NOVEMBER 2ND 2024.
This day was suppose to be my mum's 60th birthday.
She had look forward to this day since when she was 55 years old, it fell on a Saturday just like my 30th and she had hoped to throw a big party to celebrate her birthday and her retirement. 2 years ago, she started telling everyone how she would celebrate her birthday with joy and how she would rest from going to work.
She even told me the birthday gift she was expecting from me was a husband or my own child because she want to resume her Grandma duties, we laughed about it and that was all.
Death is funny.
It watched my mum prepare for her 60th and still took her before she can witness the day and that brings me to the question, "What are we even doing in this world when we would still die". This is also one of the part that pained me the most when she died.

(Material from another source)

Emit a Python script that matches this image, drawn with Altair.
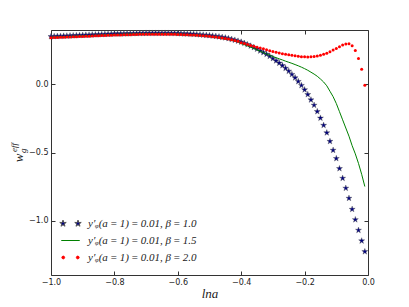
import altair as alt
import pandas as pd

lna = [
    -1.00, -0.99, -0.98, -0.97, -0.96, -0.95, -0.94, -0.93, -0.92, -0.91,
    -0.90, -0.89, -0.88, -0.87, -0.86, -0.85, -0.84, -0.83, -0.82, -0.81,
    -0.80, -0.79, -0.78, -0.77, -0.76, -0.75, -0.74, -0.73, -0.72, -0.71,
    -0.70, -0.69, -0.68, -0.67, -0.66, -0.65, -0.64, -0.63, -0.62, -0.61,
    -0.60, -0.59, -0.58, -0.57, -0.56, -0.55, -0.54, -0.53, -0.52, -0.51,
    -0.50, -0.49, -0.48, -0.47, -0.46, -0.45, -0.44, -0.43, -0.42, -0.41,
    -0.40, -0.39, -0.38, -0.37, -0.36, -0.35, -0.34, -0.33, -0.32, -0.31,
    -0.30, -0.29, -0.28, -0.27, -0.26, -0.25, -0.24, -0.23, -0.22, -0.21,
    -0.20, -0.19, -0.18, -0.17, -0.16, -0.15, -0.14, -0.13, -0.12, -0.11,
    -0.10, -0.09, -0.08, -0.07, -0.06, -0.05, -0.04, -0.03, -0.02, -0.01,
]

# beta = 1.0 (navy stars)
w_beta10 = [
    0.352, 0.353, 0.354, 0.355, 0.356, 0.357, 0.358, 0.359, 0.360, 0.361,
    0.362, 0.363, 0.364, 0.365, 0.366, 0.367, 0.368, 0.369, 0.370, 0.371,
    0.372, 0.372, 0.373, 0.373, 0.374, 0.374, 0.375, 0.375, 0.376, 0.376,
    0.377, 0.377, 0.377, 0.377, 0.377, 0.377, 0.377, 0.377, 0.376, 0.376,
    0.375, 0.374, 0.373, 0.372, 0.371, 0.370, 0.368, 0.366, 0.364, 0.362,
    0.360, 0.357, 0.354, 0.351, 0.347, 0.343, 0.338, 0.332, 0.326, 0.319,
    0.312, 0.303, 0.293, 0.283, 0.272, 0.260, 0.247, 0.235, 0.222, 0.207,
    0.191, 0.174, 0.157, 0.139, 0.119, 0.098, 0.074, 0.049, 0.022, -0.007,
    -0.039, -0.074, -0.113, -0.152, -0.199, -0.247, -0.300, -0.355, -0.418, -0.483,
    -0.544, -0.618, -0.689, -0.762, -0.836, -0.917, -0.993, -1.071, -1.149, -1.228,
]

# beta = 1.5 (green line)
w_beta15 = [
    0.347, 0.348, 0.349, 0.350, 0.351, 0.352, 0.353, 0.354, 0.355, 0.356,
    0.357, 0.358, 0.359, 0.360, 0.361, 0.362, 0.363, 0.364, 0.365, 0.366,
    0.367, 0.368, 0.368, 0.369, 0.370, 0.370, 0.371, 0.371, 0.372, 0.372,
    0.372, 0.372, 0.372, 0.372, 0.372, 0.372, 0.372, 0.371, 0.371, 0.370,
    0.370, 0.369, 0.368, 0.367, 0.366, 0.364, 0.363, 0.361, 0.359, 0.357,
    0.354, 0.351, 0.348, 0.344, 0.340, 0.336, 0.331, 0.326, 0.320, 0.314,
    0.300, 0.292, 0.283, 0.274, 0.264, 0.254, 0.244, 0.234, 0.224, 0.214,
    0.205, 0.197, 0.188, 0.180, 0.171, 0.163, 0.155, 0.146, 0.137, 0.127,
    0.116, 0.104, 0.090, 0.076, 0.060, 0.040, 0.018, -0.010, -0.050, -0.090,
    -0.140, -0.200, -0.260, -0.320, -0.380, -0.450, -0.510, -0.580, -0.660, -0.750,
]

# beta = 2.0 (red dots)
w_beta20 = [
    0.343, 0.344, 0.345, 0.346, 0.347, 0.348, 0.349, 0.350, 0.351, 0.352,
    0.353, 0.354, 0.355, 0.356, 0.357, 0.358, 0.359, 0.360, 0.361, 0.362,
    0.363, 0.364, 0.364, 0.365, 0.366, 0.366, 0.367, 0.367, 0.368, 0.368,
    0.369, 0.369, 0.369, 0.369, 0.369, 0.369, 0.369, 0.369, 0.368, 0.368,
    0.367, 0.367, 0.366, 0.365, 0.364, 0.363, 0.362, 0.360, 0.358, 0.356,
    0.354, 0.351, 0.348, 0.345, 0.341, 0.337, 0.333, 0.328, 0.323, 0.317,
    0.307, 0.300, 0.293, 0.286, 0.280, 0.274, 0.268, 0.262, 0.254, 0.247,
    0.242, 0.236, 0.231, 0.226, 0.222, 0.218, 0.214, 0.210, 0.207, 0.204,
    0.203, 0.202, 0.203, 0.205, 0.209, 0.214, 0.221, 0.230, 0.241, 0.253,
    0.265, 0.277, 0.289, 0.297, 0.299, 0.285, 0.250, 0.190, 0.112, -0.005,
]

labels = [
    "y\u2032\u1d69(a\u2009=\u20091)\u2009=\u20090.01, \u03b2\u2009=\u20091.0",
    "y\u2032\u1d69(a\u2009=\u20091)\u2009=\u20090.01,  \u03b2\u2009=\u20091.5",
    "y\u2032\u1d69(a\u2009=\u20091)\u2009=\u20090.01, \u03b2\u2009=\u20092.0",
]
x_ticks = [-1.0, -0.8, -0.6, -0.4, -0.2, 0.0]
y_ticks = [-1.0, -0.5, 0.0]

NAVY = "#000080"
GREEN = "#008000"
RED = "#ff0000"


def star(cx, r):
    pts = [(0, -1), (0.2245, -0.309), (0.951, -0.309), (0.363, 0.118), (0.588, 0.809),
           (0, 0.382), (-0.588, 0.809), (-0.363, 0.118), (-0.951, -0.309), (-0.2245, -0.309)]
    s = "M" + "L".join(f"{cx + r * px:.4f},{r * py:.4f}" for px, py in pts) + "Z"
    return s


def dot(cx, r):
    return (f"M{cx - r:.3f},0A{r},{r} 0 1,0 {cx + r:.3f},0"
            f"A{r},{r} 0 1,0 {cx - r:.3f},0Z")


STAR = star(0, 1)
leg_shapes = [star(-1.5, 0.68) + star(1.5, 0.68), "M-1.85,0L1.85,0",
              dot(-1.45, 0.28) + dot(1.45, 0.28)]

df_b = pd.DataFrame({"lna": lna, "w": w_beta10})
df_g = pd.DataFrame({"lna": lna, "w": w_beta15})
df_r = pd.DataFrame({"lna": lna, "w": w_beta20})

xs = alt.Scale(domain=[-1.0, 0.0], nice=False, zero=False)
ys = alt.Scale(domain=[-1.4, 0.4], nice=False, zero=False)

TICK = alt.expr("-4")

ax_x = alt.Axis(values=x_ticks, format=".1f", grid=False, domain=False, tickSize=TICK,
                tickColor="#333", labelPadding=7, labelFont="DejaVu Sans", labelFontSize=8,
                labelColor="#222", title="lna", titleFont="Liberation Serif",
                titleFontStyle="italic", titleFontWeight="normal", titleFontSize=13,
                titleColor="#222", titlePadding=1, labelFlush=False)
ax_y = alt.Axis(values=y_ticks, format=".1f", grid=False, domain=False, tickSize=TICK,
                tickColor="#333", labelPadding=7, labelFont="DejaVu Sans", labelFontSize=8,
                labelColor="#222", title=None)
ax_x2 = alt.Axis(values=x_ticks, orient="top", grid=False, domain=False, labels=False,
                 tickSize=TICK, tickColor="#333", title=None)
ax_y2 = alt.Axis(values=y_ticks, orient="right", grid=False, domain=False, labels=False,
                 tickSize=TICK, tickColor="#333", title=None)

blue = alt.Chart(df_b).mark_point(shape=STAR, filled=True, fill=NAVY, stroke="#555",
                                  strokeWidth=0.4, size=40, opacity=1).encode(
    x=alt.X("lna:Q", scale=xs, axis=ax_x),
    y=alt.Y("w:Q", scale=ys, axis=ax_y),
)
green = alt.Chart(df_g).mark_line(color=GREEN, strokeWidth=1).encode(
    x=alt.X("lna:Q", scale=xs, axis=ax_x2),
    y=alt.Y("w:Q", scale=ys, axis=ax_y2),
)
red = alt.Chart(df_r).mark_point(shape="circle", filled=True, color=RED, size=9,
                                 opacity=1).encode(
    x=alt.X("lna:Q", scale=xs, axis=None),
    y=alt.Y("w:Q", scale=ys, axis=None),
)

leg = alt.Legend(title=None, orient="none", legendX=14, legendY=188, padding=0,
                 symbolSize=100, symbolOpacity=1, symbolStrokeWidth=1, rowPadding=5,
                 labelOffset=12, labelFont="Liberation Serif", labelFontStyle="italic",
                 labelFontSize=11, labelColor="#222", labelLimit=300)
legend_layer = alt.Chart(pd.DataFrame({"label": labels})).mark_point(
    filled=True, opacity=0).encode(
    fill=alt.Fill("label:N", scale=alt.Scale(domain=labels, range=[NAVY, GREEN, RED]),
                  legend=leg),
    stroke=alt.Stroke("label:N", scale=alt.Scale(domain=labels, range=["#555", GREEN, RED]),
                      legend=leg),
    shape=alt.Shape("label:N", scale=alt.Scale(domain=labels, range=leg_shapes), legend=leg),
)

tfont = dict(font="Liberation Serif", fontStyle="italic", color="#222", angle=270,
             baseline="middle")
t_w = alt.Chart().mark_text(text="w", fontSize=13, align="center", **tfont).encode(
    x=alt.value(-32), y=alt.value(128))
t_g = alt.Chart().mark_text(text="g", fontSize=9, align="left", **tfont).encode(
    x=alt.value(-28), y=alt.value(123))
t_eff = alt.Chart().mark_text(text="eff", fontSize=9, align="left", **tfont).encode(
    x=alt.value(-37), y=alt.value(122))

chart = alt.layer(blue, green, red, legend_layer, t_w, t_g, t_eff).resolve_axis(
    x="independent", y="independent"
).properties(
    width=317, height=245,
    autosize=alt.AutoSizeParams(type="none"),
    padding={"left": 43, "top": 22, "right": 33, "bottom": 30},
    background="white",
).configure_view(stroke="#333", strokeWidth=1)

chart.save("out.html", embed_options={"renderer": "svg", "actions": False})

I mean, she could have waited an extra year, celebrate her birthday and died since we would still all die.
I took a lot of personalities from her including not worrying about things that I can't control. I also wont be picking some of her personalities because we are not the same people.
On Saturday, I just stayed imagining how that day would have been if she was alive to celebrate her birthday. It would have been grand, I would have been one of the happiest child that day.
I am grateful I came through her, She did more than a mother hawk when protecting us, She provided all we need to the T, She took motherhood up there that I fear I may not be a 30% of the mother she was when I start having my kids.
Happy Birthday to my Superwoman.
I wish she had stayed longer to be celebrated but I know she's' forever watching us from up there.
Please, any chance you get to celebrate yourself, Please do. You may never know the last one.
Song for the day is Iya Ni Wura by Olayimika Babalola.